Korg Triton Studio


The EXB-Moss expansion is a 6 Voices polyphony and Multi-timbral DSP Synthesizer Board. It's based on the physical modeling technology developped by Sondius-XG (Standford University, visit : http://www.sondius-xg.com/). The new synthesis modes available on this board are the following : Standard, Ring Modulation, Cross Modulation, Oscillator Sync, VPM (Variable Phase Modulation), Comb filter oscillator, Resonance oscillator, Organ model, Electric piano model, Brass model, Reed model, Plucked string model, and Bowed string model

Korg's mission to bring musicians the benefits of physical modelling synthesis at an affordable price continues; The MOSS Modeling Board, is comparable to its predecessor called the Z1...

When Korg demonstrated the Z1 prototype at its launch in the Lloyds Building , presenter Paul Wiffen claimed that the new synth was born in the company's 'More' department... the one that satisfies the dealers' and customers' incessant demands for more of this, more of that and, most probably, more of the other too. This must be one of Korg's busiest divisions, because over the past nine years it has added more voices, more effects and more sequencing capabilities to every PCM-based workstation since the M1. Similarly, it has expanded the Wavestation from its earliest incarnations through the EX, the AD, and finally the SR. Now the department has evidently got its hands on Korg's first physical modelling synthesizer, the Prophecy, and this has suffered more than most... The result is more voices, more physical models, and more performance options.

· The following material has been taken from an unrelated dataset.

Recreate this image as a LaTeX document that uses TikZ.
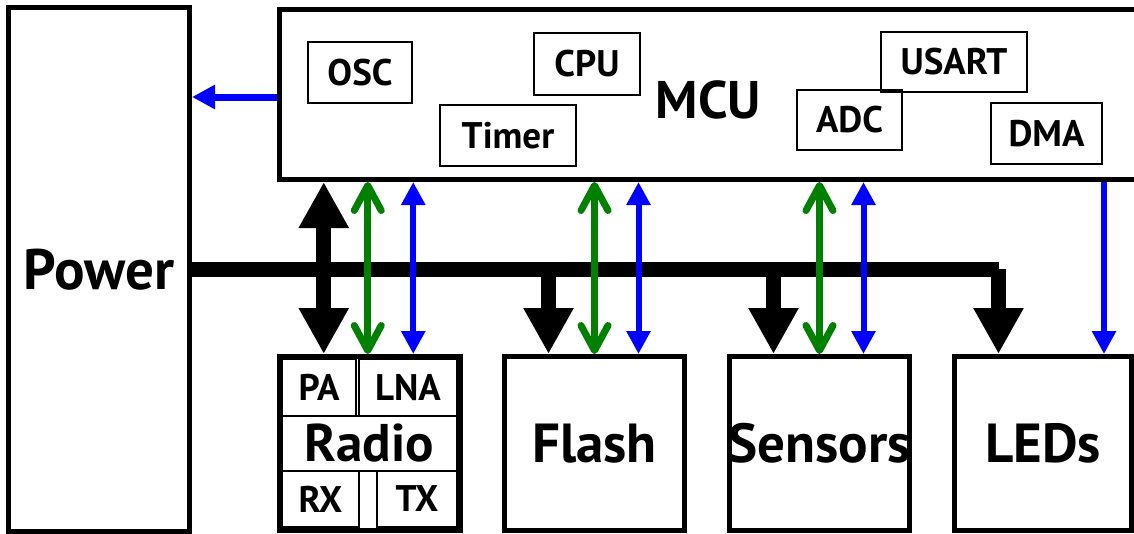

The MOSS Board, in its basic configuration, 6-voice polyphonic, with each voice derived from a pair of physically modelled oscillators plus a sub-oscillator and a noise source. Voices can be spread multitimbrally across six MIDI channels, making the MOSS Board one of the world's first multitimbral physical modelling synthesizer. Furthermore, you can derive each part from a different model and map it to a different zone on the keyboard. Fortunately, Korg haven't limited their new baby to the "slavish imitation of analogue": the MOSS Board offers more than double the number of models found in the Prophecy. There are now 13 of these, each derived from the much-touted but as yet unheard OASYS (Open Architecture SYnthesis System). Korg have never made this $10,000 mega-synth available to the public, and it now looks more like a development platform for the company's affordable instruments than a product in its own right.

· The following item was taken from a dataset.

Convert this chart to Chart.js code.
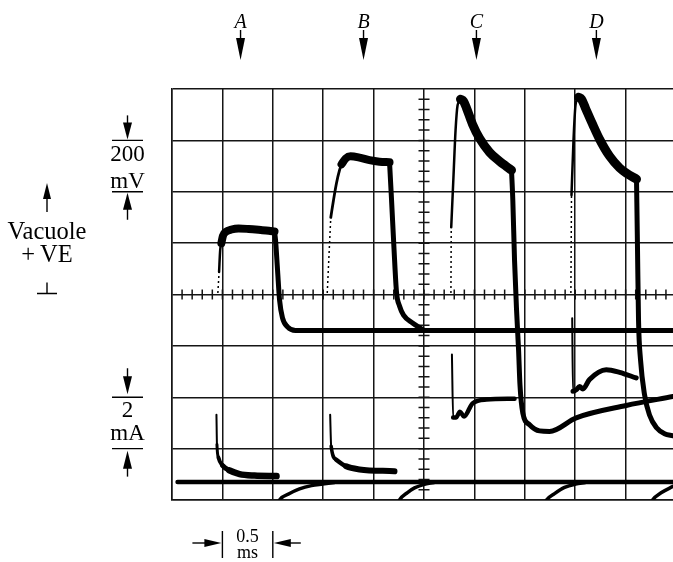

The MOSS Board retains all the Prophecy's physical models, including, of course, its analogue model. Based upon two DSP-generated oscillators, two resonant filters, and two envelope generators per voice, the model echoes many classic monosynths of the 1970s. But, whereas the Prophecy was monophonic and was, therefore, comparable to a Minimoog or Korg 700S, the MOSS Board 's polyphony makes it more like a Prophet or Oberheim Matrix . The MOSS board even offers a Unison mode that allows you to assign two, three or six detuned voices to each note. Since the MOSS Board remains multitimbral in this mode, even the most revered analogue synths of yesteryear may soon find their over-inflated reputations and excessive values threatened. Similarly, the Moss Board incorporates an organ model that steps beyond conventional Sample + Synthesis methods. This allows you progressively to introduce or remove virtual tonewheel generators, just like pulling and pushing the drawbars of a genuine Hammond. There are limitations, but my first impression was one of 'grit' and considerable authenticity. This may, of course, be a consequence of Korg's Leslie effect algorithms (as found in the G4 and Trinity), so we'll have to investigate further. The Moss board offers a Frequency Modulation model (Korg named their last FM implementation 'VPM' -- Variable Phase Modulation -- for legal reasons.) Anyway, the FM model generates many of the bell-like, percussive and piano-type sounds that made the Yamaha DX7 such a world-wide success. I find the use of DSPs to recreate earlier digital synthesizers peculiarly amusing, but it proves that the idea of a 'classic' synth is a flexible one, not limited to analogue instruments such as Moogs, ARPs and the Jupiter 8. Whether the concept is arcane or not, I'm looking forward to using this model more extensively. The DX7 suffered from appalling hiss, and the idea of noise-free versions of its best sounds appeals greatly to me. Finally, there's a bowed string model that complements its plucked counterpart. You can use this for orchestral strings or together with the analogue model for some luscious pads.

Once you have selected and programmed your models, you can pass the result through the Triton Studio 's effects processors. This arrangement allows you, for example, to flange your guitar sounds while chorusing your pianos and independently EQ-ing your bass, brass, and strings.